Aviation entrepreneur slams Shannon proposal

An influential aviation entrepreneur said yesterday the outcome for Shannon Airport under current Government proposals “will be uninteresting, moribund and people losing jobs”.

Aviation entrepreneur slams Shannon proposal

Dómhnal Slattery, chief executive of aircraft leasing firm, Avolon, was speaking at an Irish Business Aviation Convention at Dromoland Castle, which was organised by Shannon Airport and Shannon Development.

Mr Slattery also hit out at the Government’s move to establish a task force and two steering groups to chart Shannon Airport’s future.

“Committees are a useful forum, but don’t start businesses and are very rarely effective,” he said.

In May, the Government announced that Shannon would be separated from the Dublin Airport Authority, but remain in public ownership.

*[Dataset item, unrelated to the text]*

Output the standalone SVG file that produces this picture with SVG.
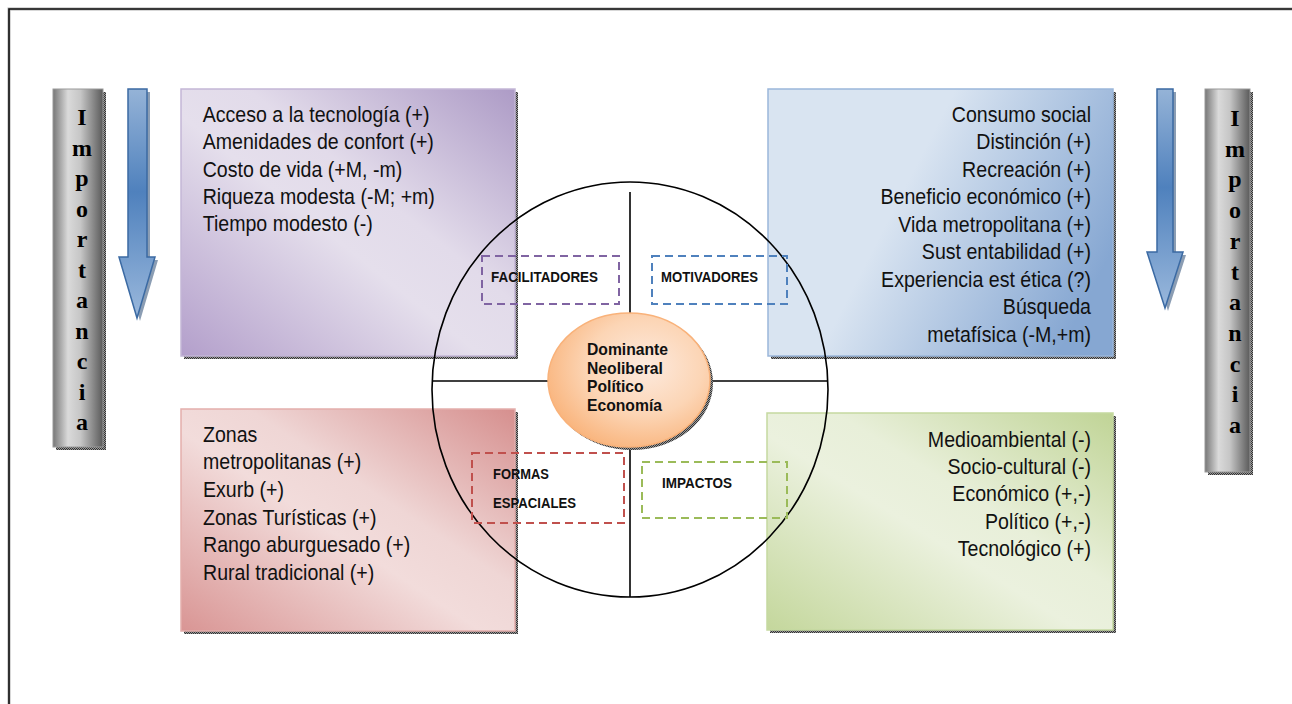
<svg xmlns="http://www.w3.org/2000/svg" width="1292" height="704" viewBox="0 0 1292 704">
<defs>
<pattern id="dots" width="2" height="2" patternUnits="userSpaceOnUse">
<rect width="2" height="2" fill="#9a9a9a"/>
<rect width="1" height="1" fill="#333"/>
<rect x="1" y="1" width="1" height="1" fill="#333"/>
</pattern>
<linearGradient id="gPurple" x1="0" y1="1" x2="1" y2="0">
<stop offset="0" stop-color="#b39fcb"/>
<stop offset="0.45" stop-color="#e5dfec"/>
<stop offset="0.6" stop-color="#e2dbea"/>
<stop offset="1" stop-color="#ad9bc6"/>
</linearGradient>
<linearGradient id="gBlue" x1="0" y1="0.2" x2="1" y2="0.6">
<stop offset="0" stop-color="#d9e4f1"/>
<stop offset="0.4" stop-color="#d9e4f1"/>
<stop offset="1" stop-color="#86a7d2"/>
</linearGradient>
<linearGradient id="gRed" x1="0" y1="1" x2="1" y2="0">
<stop offset="0" stop-color="#d99594"/>
<stop offset="0.45" stop-color="#f2dcdb"/>
<stop offset="0.6" stop-color="#efd6d5"/>
<stop offset="1" stop-color="#d68f8e"/>
</linearGradient>
<linearGradient id="gGreen" x1="0" y1="1" x2="1" y2="0">
<stop offset="0" stop-color="#c4d79c"/>
<stop offset="0.45" stop-color="#ebf1de"/>
<stop offset="0.6" stop-color="#e8efd9"/>
<stop offset="1" stop-color="#c0d496"/>
</linearGradient>
<linearGradient id="gGray" x1="0" y1="0" x2="1" y2="0">
<stop offset="0" stop-color="#777"/>
<stop offset="0.3" stop-color="#dadada"/>
<stop offset="0.55" stop-color="#c6c6c6"/>
<stop offset="1" stop-color="#5a5a5a"/>
</linearGradient>
<linearGradient id="gArrow" x1="0" y1="0" x2="0" y2="1">
<stop offset="0" stop-color="#95b3d7"/>
<stop offset="0.45" stop-color="#4f81bd"/>
<stop offset="1" stop-color="#9ab8dc"/>
</linearGradient>
<radialGradient id="gCore" cx="0.6" cy="0.4" r="0.65">
<stop offset="0" stop-color="#fdeade"/>
<stop offset="0.55" stop-color="#fcd5b5"/>
<stop offset="1" stop-color="#f9b47c"/>
</radialGradient>
<style>
.body{font-family:"Liberation Sans",Arial,sans-serif;font-size:22px;fill:#111;}
.end{text-anchor:end;}
.lab{font-family:"Liberation Sans",Arial,sans-serif;font-size:14.5px;font-weight:bold;fill:#111;}
.core{font-family:"Liberation Sans",Arial,sans-serif;font-size:15.7px;font-weight:bold;fill:#111;}
.imp{font-family:"Liberation Serif","Times New Roman",serif;font-size:24px;font-weight:bold;fill:#000;text-anchor:middle;}
.dash{fill:none;stroke-width:2;stroke-dasharray:8 5;}
.line{stroke:#000;stroke-width:1.6;fill:none;}
.arrow{fill:url(#gArrow);stroke:#3b6aa3;stroke-width:1.5;}
.arrowsh{fill:#2c4d75;opacity:0.55;}
</style>
</defs>
<rect width="1292" height="704" fill="#fff"/>
<path d="M9,704 V9 H1292" fill="none" stroke="#b0b0b0" stroke-width="3"/>
<path d="M9,704 V9 H1292" fill="none" stroke="#111" stroke-width="1.6"/>

<g id="facilitadores-box">
<rect x="184" y="92" width="334" height="267" fill="url(#dots)"/>
<rect x="181" y="89" width="334" height="267" fill="url(#gPurple)" stroke="#c3b6d6" stroke-width="1.5"/>
<g transform="translate(202.7,0) scale(0.89,1)">
<text class="body" x="0" y="122">Acceso a la tecnología (+)</text>
<text class="body" x="0" y="149.3">Amenidades de confort (+)</text>
<text class="body" x="0" y="176.6">Costo de vida (+M, -m)</text>
<text class="body" x="0" y="203.9">Riqueza modesta (-M; +m)</text>
<text class="body" x="0" y="231.2">Tiempo modesto (-)</text>
</g>
</g>

<g id="motivadores-box">
<rect x="771" y="92" width="345" height="267" fill="url(#dots)"/>
<rect x="768" y="89" width="345" height="267" fill="url(#gBlue)" stroke="#9ab6da" stroke-width="1.5"/>
<g transform="translate(1091,0) scale(0.89,1)">
<text class="body end" x="0" y="121.7">Consumo social</text>
<text class="body end" x="0" y="149.2">Distinción (+)</text>
<text class="body end" x="0" y="176.7">Recreación (+)</text>
<text class="body end" x="0" y="204.2">Beneficio económico (+)</text>
<text class="body end" x="0" y="231.7">Vida metropolitana (+)</text>
<text class="body end" x="0" y="259.2">Sust entabilidad (+)</text>
<text class="body end" x="0" y="286.7">Experiencia est ética (?)</text>
<text class="body end" x="0" y="314.2">Búsqueda</text>
<text class="body end" x="0" y="341.7">metafísica (-M,+m)</text>
</g>
</g>

<g id="formas-box">
<rect x="184" y="412" width="334" height="222" fill="url(#dots)"/>
<rect x="181" y="409" width="334" height="222" fill="url(#gRed)" stroke="#e3aeac" stroke-width="1.5"/>
<g transform="translate(203,0) scale(0.89,1)">
<text class="body" x="0" y="441.7">Zonas</text>
<text class="body" x="0" y="469.4">metropolitanas (+)</text>
<text class="body" x="0" y="497.1">Exurb (+)</text>
<text class="body" x="0" y="524.8">Zonas Turísticas (+)</text>
<text class="body" x="0" y="552.5">Rango aburguesado (+)</text>
<text class="body" x="0" y="580.2">Rural tradicional (+)</text>
</g>
</g>

<g id="impactos-box">
<rect x="770" y="416" width="346" height="217" fill="url(#dots)"/>
<rect x="767" y="413" width="346" height="217" fill="url(#gGreen)" stroke="#c5d9a0" stroke-width="1.5"/>
<g transform="translate(1091,0) scale(0.89,1)">
<text class="body end" x="0" y="446.7">Medioambiental (-)</text>
<text class="body end" x="0" y="474.1">Socio-cultural (-)</text>
<text class="body end" x="0" y="501.5">Económico (+,-)</text>
<text class="body end" x="0" y="528.9">Político (+,-)</text>
<text class="body end" x="0" y="556.3">Tecnológico (+)</text>
</g>
</g>

<g id="importancia-left">
<rect x="56" y="92" width="50" height="358" fill="url(#dots)"/>
<rect x="53" y="89" width="50" height="358" fill="url(#gGray)" stroke="#9a9a9a" stroke-width="1"/>
<text class="imp" x="82" y="125">I</text>
<text class="imp" x="82" y="155.5">m</text>
<text class="imp" x="82" y="186">p</text>
<text class="imp" x="82" y="216.5">o</text>
<text class="imp" x="82" y="247">r</text>
<text class="imp" x="82" y="277.5">t</text>
<text class="imp" x="82" y="308">a</text>
<text class="imp" x="82" y="338.5">n</text>
<text class="imp" x="82" y="369">c</text>
<text class="imp" x="82" y="399.5">i</text>
<text class="imp" x="82" y="430">a</text>
</g>

<g id="importancia-right">
<rect x="1208" y="92" width="45" height="383" fill="url(#dots)"/>
<rect x="1205" y="89" width="45" height="383" fill="url(#gGray)" stroke="#9a9a9a" stroke-width="1"/>
<text class="imp" x="1235" y="126">I</text>
<text class="imp" x="1235" y="156.7">m</text>
<text class="imp" x="1235" y="187.4">p</text>
<text class="imp" x="1235" y="218.1">o</text>
<text class="imp" x="1235" y="248.8">r</text>
<text class="imp" x="1235" y="279.5">t</text>
<text class="imp" x="1235" y="310.2">a</text>
<text class="imp" x="1235" y="340.9">n</text>
<text class="imp" x="1235" y="371.6">c</text>
<text class="imp" x="1235" y="402.3">i</text>
<text class="imp" x="1235" y="433">a</text>
</g>

<g id="arrow-left">
<polygon class="arrowsh" points="131,92 150,92 150,260 158,260 140,321 122,260 131,260"/>
<polygon class="arrow" points="128,89 147,89 147,257 155,257 137,318 119,257 128,257"/>
</g>
<g id="arrow-right">
<polygon class="arrowsh" points="1160,92 1176,92 1176,255 1186,255 1168,311 1150,255 1160,255"/>
<polygon class="arrow" points="1157,89 1173,89 1173,252 1183,252 1165,308 1147,252 1157,252"/>
</g>

<g id="outer-circle">
<ellipse cx="630" cy="389.5" rx="198" ry="207.5" class="line"/>
</g>

<g id="connectors">
<line class="line" x1="630" y1="192" x2="630" y2="313"/>
<line class="line" x1="630" y1="448" x2="630" y2="597"/>
<line class="line" x1="432" y1="381" x2="548" y2="381"/>
<line class="line" x1="710" y1="381" x2="828" y2="381"/>
</g>

<g id="core">
<ellipse cx="632" cy="383" rx="81" ry="67" fill="url(#dots)"/>
<ellipse cx="629" cy="380" rx="81" ry="67" fill="url(#gCore)" stroke="#f9b27a" stroke-width="1.5"/>
<text class="core" x="587" y="355">Dominante</text>
<text class="core" x="587" y="373.7">Neoliberal</text>
<text class="core" x="587" y="392.4">Político</text>
<text class="core" x="587" y="411.1">Economía</text>
</g>

<g id="label-facilitadores">
<rect class="dash" x="482" y="256" width="137" height="48" stroke="#8064a2"/>
<text class="lab" x="491" y="282" textLength="107" lengthAdjust="spacingAndGlyphs">FACILITADORES</text>
</g>
<g id="label-motivadores">
<rect class="dash" x="652" y="256" width="135" height="48" stroke="#4f81bd"/>
<text class="lab" x="661" y="282" textLength="97" lengthAdjust="spacingAndGlyphs">MOTIVADORES</text>
</g>
<g id="label-formas">
<rect class="dash" x="472" y="453" width="152" height="70" stroke="#c0504d"/>
<text class="lab" x="493" y="479" textLength="56" lengthAdjust="spacingAndGlyphs">FORMAS</text>
<text class="lab" x="493" y="508" textLength="83" lengthAdjust="spacingAndGlyphs">ESPACIALES</text>
</g>
<g id="label-impactos">
<rect class="dash" x="642" y="462" width="145" height="56" stroke="#9bbb59"/>
<text class="lab" x="662" y="488" textLength="70" lengthAdjust="spacingAndGlyphs">IMPACTOS</text>
</g>
</svg>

Mr Slattery said that while the committees contain some great people, “none of them are entrepreneurs”.

He said the Government “has pretended to do something by putting Shannon into an interregnum, but has only kicked the can down the road, make it someone else’s problem and put off the ultimate decision”.

He said the Government should privatise Shannon.

“This blather about Shannon being a strategic asset is a total irrelevancy. Airports that are privately owned all over the world do better than airports that are government owned. Period.

“Heathrow, that is a strategic asset and it is privately owned. Edinburgh Airport — strategic asset for Scotland and it is privately owned. Shannon — who cares from a strategic asset perspective?”

Mr Slattery said Shannon needs a champion to embody the future of the airport in the mould of the late founder of Ryanair, Tony Ryan.

He said that the commercial aircraft, leasing and financing space was really started eight miles down the road at Shannon by Mr Ryan.

“It’s now a business that in the next five years will finance probably $300bn worth of aircraft.

“Therefore there is a great heritage, history, legacy in this physical jurisdiction about building great businesses in aviation, and in my mind, business aviation has a long-term core, strategic rationale for its existence and it will continue to grow.”

Business aviation finance expert Aoife O’Sullivan, who also addressed delegates, said Shannon “is sitting on a goldmine in terms of business aviation”.

Partner with London- based Gates & Partners, Ms O’Sullivan said that the business aviation industry is a very buoyant one. “I think in terms of Shannon, it is sitting on a goldmine in business aviation.

“The opportunities here are extensive. The great thing about this business is that these assets fly and there is no reason why you can’t structure a great business from Shannon, absolutely none.”